Apple has let it be known that it is developing some sort of Neural Engine chip, but details on that have not been made public. The AI-dedicated processor will initially make its debut in iPhones, but since the two tech giants are determined to mutate cars into smartphones on wheels, there’s not going to be much to modify about the chip by the time Apple launches its car.
And while Google’s self-driving software has been riding around in the company’s bubble car, as well as some Fiat Chrysler vehicles, Apple is yet to attach its self-driving tech to any particular vehicle.
One rumour which developed this week suggests that Apple is quite interested in the Fisker electric car, especially as CEO and founder Henrik Fisker was spotted at Apple’s headquarters on Tuesday.

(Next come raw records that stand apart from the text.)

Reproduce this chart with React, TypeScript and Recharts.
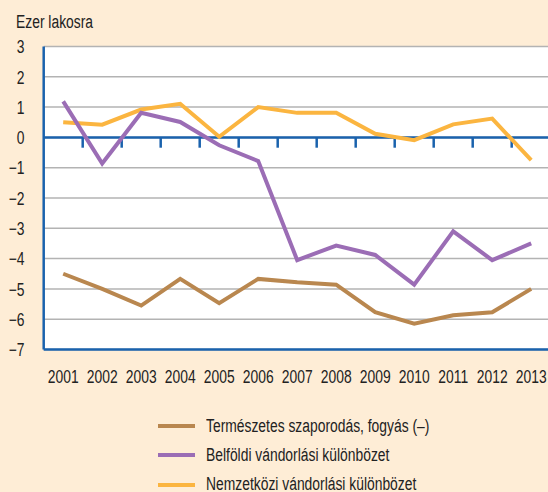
import React from 'react';
import { LineChart, Line, XAxis, YAxis, CartesianGrid, ReferenceLine, Legend } from 'recharts';

const years = [2001, 2002, 2003, 2004, 2005, 2006, 2007, 2008, 2009, 2010, 2011, 2012, 2013];
const naturalChange = [-4.5, -5.0, -5.55, -4.67, -5.47, -4.67, -4.78, -4.86, -5.77, -6.15, -5.87, -5.77, -5.0];
const domesticMigration = [1.19, -0.86, 0.81, 0.51, -0.26, -0.78, -4.05, -3.57, -3.88, -4.86, -3.1, -4.05, -3.5];
const internationalMigration = [0.5, 0.42, 0.92, 1.11, 0.02, 1.0, 0.81, 0.81, 0.12, -0.09, 0.43, 0.62, -0.75];
const yTicks = [-7, -6, -5, -4, -3, -2, -1, 0, 1, 2, 3];
const zeroTickPositions = [2001.5, 2002.5, 2003.5, 2004.5, 2005.5, 2006.5, 2007.5, 2008.5, 2009.5, 2010.5, 2011.5, 2012.5];
const seriesNames = ['Természetes szaporodás, fogyás (–)', 'Belföldi vándorlási különbözet', 'Nemzetközi vándorlási különbözet'];
const titleText = 'Ezer lakosra';

const BLUE = '#1a62ad';
const BG = '#feedd6';
const FONT = "'Liberation Sans', Arial, sans-serif";
const FS = 18;
const SX = 0.77;
const COLORS = ['#b9874f', '#9b6db5', '#fbb540'];
const KEYS = ['natural', 'domestic', 'international'];

const data = years.map((y, i) => ({
  year: y,
  natural: naturalChange[i],
  domestic: domesticMigration[i],
  international: internationalMigration[i],
}));

const fmt = (v: number) => (v < 0 ? '\u2212' + Math.abs(v) : String(v));

const YTick = (props: any) => {
  const { y, payload } = props;
  return (
    <text
      transform={`translate(24.5, ${y}) scale(${SX}, 1)`}
      textAnchor="end"
      dominantBaseline="central"
      fontSize={FS}
      fontFamily={FONT}
      fill="#222"
    >
      {fmt(payload.value)}
    </text>
  );
};

const XTick = (props: any) => {
  const { x, y, payload } = props;
  return (
    <text
      transform={`translate(${x}, ${y + 26.5}) scale(${SX}, 1)`}
      textAnchor="middle"
      dominantBaseline="central"
      fontSize={FS}
      fontFamily={FONT}
      fill="#222"
    >
      {payload.value}
    </text>
  );
};

const LegendContent = () => (
  <div style={{ fontFamily: FONT, fontSize: FS, color: '#222' }}>
    {seriesNames.map((n, i) => (
      <div key={n} style={{ height: 29.3, display: 'flex', alignItems: 'center', whiteSpace: 'nowrap' }}>
        <span style={{ display: 'inline-block', flex: 'none', width: 37.6, height: 4, background: COLORS[i], marginRight: 10.5 }} />
        <span style={{ display: 'inline-block', transform: `scaleX(${SX})`, transformOrigin: 'left center' }}>{n}</span>
      </div>
    ))}
  </div>
);

export default function App() {
  return (
    <div style={{ position: 'absolute', left: 0, top: 0, width: 548, height: 492, background: BG, overflow: 'hidden' }}>
      <div
        style={{
          position: 'absolute',
          left: 16,
          top: 11,
          fontFamily: FONT,
          fontSize: FS,
          color: '#222',
          lineHeight: '22px',
          whiteSpace: 'nowrap',
          transform: `scaleX(${SX})`,
          transformOrigin: 'left center',
        }}
      >
        {titleText}
      </div>
      <LineChart
        width={560}
        height={492}
        data={data}
        margin={{ top: 46.5, right: 9.3, bottom: 112.5, left: 0 }}
      >
        <CartesianGrid vertical={false} stroke="#b3b3b3" strokeWidth={1.5} fill="#ffffff" />
        <XAxis
          dataKey="year"
          type="number"
          domain={[2000.5, 2013.5]}
          ticks={years}
          interval={0}
          height={30}
          axisLine={{ stroke: BLUE, strokeWidth: 2.5 }}
          tickLine={false}
          tickSize={0}
          tickMargin={0}
          tick={<XTick />}
        />
        <XAxis
          xAxisId="top"
          orientation="top"
          dataKey="year"
          type="number"
          domain={[2000.5, 2013.5]}
          height={0}
          tick={false}
          tickLine={false}
          axisLine={{ stroke: BLUE, strokeWidth: 2.5 }}
        />
        <YAxis
          type="number"
          domain={[-7, 3]}
          ticks={yTicks}
          interval={0}
          width={43.7}
          axisLine={{ stroke: BLUE, strokeWidth: 2.5 }}
          tickLine={false}
          tick={<YTick />}
        />
        <ReferenceLine y={0} stroke={BLUE} strokeWidth={2.5} />
        {zeroTickPositions.map((t) => (
          <ReferenceLine
            key={t}
            segment={[{ x: t, y: 0 }, { x: t, y: -0.34 }]}
            stroke={BLUE}
            strokeWidth={2.5}
          />
        ))}
        <Line dataKey={KEYS[2]} stroke={COLORS[2]} strokeWidth={4} dot={false} isAnimationActive={false} />
        <Line dataKey={KEYS[0]} stroke={COLORS[0]} strokeWidth={4} dot={false} isAnimationActive={false} />
        <Line dataKey={KEYS[1]} stroke={COLORS[1]} strokeWidth={4} dot={false} isAnimationActive={false} />
        <Legend
          layout="vertical"
          align="center"
          verticalAlign="middle"
          content={<LegendContent />}
          wrapperStyle={{ left: 157.7, top: 411.5, width: 360, height: 90 }}
        />
      </LineChart>
    </div>
  );
}
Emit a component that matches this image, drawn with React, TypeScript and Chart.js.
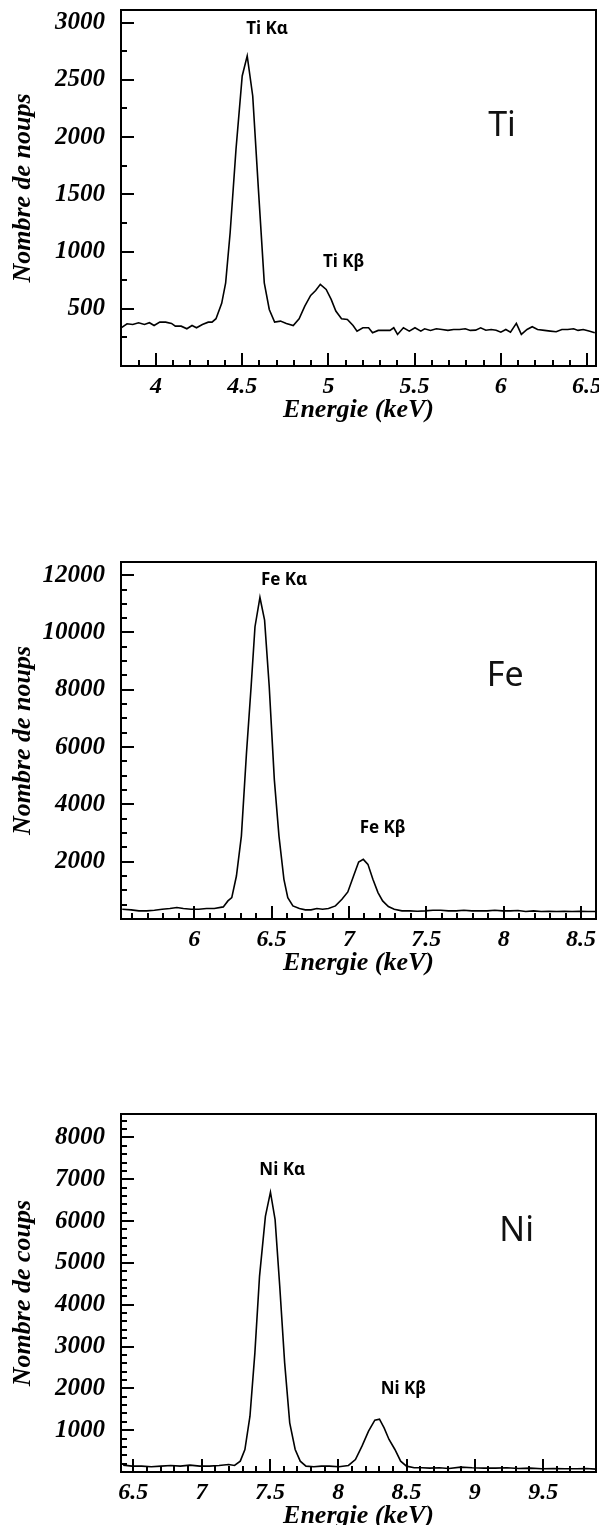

Henrik Fisker’s competitive advantage includes the fact that he is associated with a number of classic car designs of the modern era, produced by companies such as BMW and Aston Martin.
But given that a lot of auto companies’ CEOs – even those of historic marques – have been trying to woo Apple and Google, it’s difficult to say what will happen.
For now, both companies seem to have decided that, instead of buying any particular car company, they could instead opt for supplying the software to hire companies which offer a variety of different car models on an ongoing basis.
Indeed, this is what even the established auto giants are saying is a key trend in motoring – that younger people may in future be less interested in owning cars and would be just as likely to hire them when required.
Another key trend they point out is that cars are increasingly going to be powered by electric engines rather than petrol-driven combustion engines – that’s the way the market seems to be going.